> [Given material]
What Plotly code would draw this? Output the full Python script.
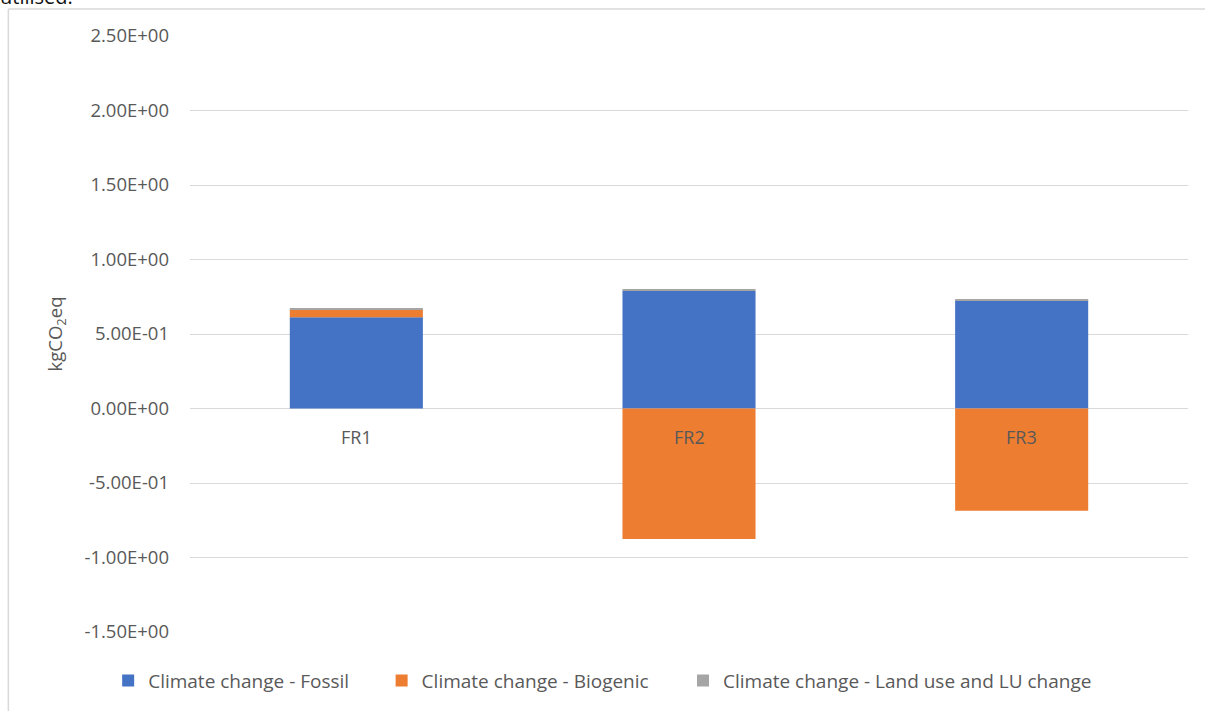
import plotly.graph_objects as go

categories = ["FR1", "FR2", "FR3"]
fossil = [0.613, 0.790, 0.724]
biogenic = [0.050, -0.876, -0.686]
land_use = [0.007, 0.008, 0.008]
series_names = ["Climate change - Fossil", "Climate change - Biogenic",
                "Climate change - Land use and LU change"]
colors = ["#4472c4", "#ed7d31", "#a5a5a5"]
tick_vals = [-1.5, -1.0, -0.5, 0.0, 0.5, 1.0, 1.5, 2.0, 2.5]
tick_text = [f"{v:.2E}" for v in tick_vals]

FONT = "Open Sans"
TXT = "#595959"

fig = go.Figure()
legends = ["legend2", "legend3", "legend4"]
for name, vals, col, lg in zip(series_names, [fossil, biogenic, land_use], colors, legends):
    fig.add_trace(go.Bar(x=categories, y=vals, name=name, marker=dict(color=col, line=dict(width=0)),
                         legend=lg))

# category labels just below the zero line (Excel style)
for c in categories:
    fig.add_annotation(x=c, y=0, xref="x", yref="y", text=c, showarrow=False,
                       yanchor="middle", yshift=-28, font=dict(family=FONT, size=18, color=TXT))

legend_common = dict(orientation="h", yanchor="middle", y=-0.08, xanchor="left",
                     font=dict(family=FONT, size=19, color=TXT), bgcolor="rgba(0,0,0,0)",
                     itemwidth=30)
fig.update_layout(
    width=1205, height=711,
    margin=dict(l=190, r=17, t=36, b=78),
    paper_bgcolor="white", plot_bgcolor="white",
    barmode="relative", bargap=0.6,
    font=dict(family=FONT, color=TXT),
    showlegend=True,
    legend2=dict(legend_common, x=-0.082),
    legend3=dict(legend_common, x=0.192),
    legend4=dict(legend_common, x=0.494),
    xaxis=dict(showticklabels=False, showgrid=False, zeroline=False, showline=False),
    yaxis=dict(range=[-1.5, 2.5], tickvals=tick_vals, ticktext=tick_text,
               showgrid=True, gridcolor="#d9d9d9", gridwidth=1,
               zeroline=True, zerolinecolor="#d9d9d9", zerolinewidth=1,
               ticks="", ticklabelstandoff=20,
               tickfont=dict(family=FONT, size=18.5, color=TXT),
               title=dict(text="kgCO<sub>2</sub>eq", standoff=16,
                          font=dict(family=FONT, size=18.5, color=TXT))),
)

# chart frame (thin light gray border of the embedded chart)
fig.add_shape(type="line", xref="paper", yref="paper", x0=-0.182, x1=1.02, y0=1.0453, y1=1.0453,
              line=dict(color="#d9d9d9", width=1.5))
fig.add_shape(type="line", xref="paper", yref="paper", x0=-0.182, x1=-0.182, y0=1.0453, y1=-0.14,
              line=dict(color="#d9d9d9", width=1.5))
# partially visible surrounding text (cut at the top edge)
fig.add_annotation(xref="paper", yref="paper", x=-0.192, y=1.067, xanchor="left", yanchor="middle",
                   text="utilised.", showarrow=False, font=dict(family=FONT, size=20, color="#111"))

fig.write_html("out.html")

> [Exercise details]
Exactly as they appear, print the lines of the listing above from its first line through the line that contains "font=dict(family=FONT, size=18, color=TXT))", minus the pictures.

> [Answer for this exercise]
What Plotly code would draw this? Output the full Python script.
import plotly.graph_objects as go

categories = ["FR1", "FR2", "FR3"]
fossil = [0.613, 0.790, 0.724]
biogenic = [0.050, -0.876, -0.686]
land_use = [0.007, 0.008, 0.008]
series_names = ["Climate change - Fossil", "Climate change - Biogenic",
                "Climate change - Land use and LU change"]
colors = ["#4472c4", "#ed7d31", "#a5a5a5"]
tick_vals = [-1.5, -1.0, -0.5, 0.0, 0.5, 1.0, 1.5, 2.0, 2.5]
tick_text = [f"{v:.2E}" for v in tick_vals]

FONT = "Open Sans"
TXT = "#595959"

fig = go.Figure()
legends = ["legend2", "legend3", "legend4"]
for name, vals, col, lg in zip(series_names, [fossil, biogenic, land_use], colors, legends):
    fig.add_trace(go.Bar(x=categories, y=vals, name=name, marker=dict(color=col, line=dict(width=0)),
                         legend=lg))

# category labels just below the zero line (Excel style)
for c in categories:
    fig.add_annotation(x=c, y=0, xref="x", yref="y", text=c, showarrow=False,
                       yanchor="middle", yshift=-28, font=dict(family=FONT, size=18, color=TXT))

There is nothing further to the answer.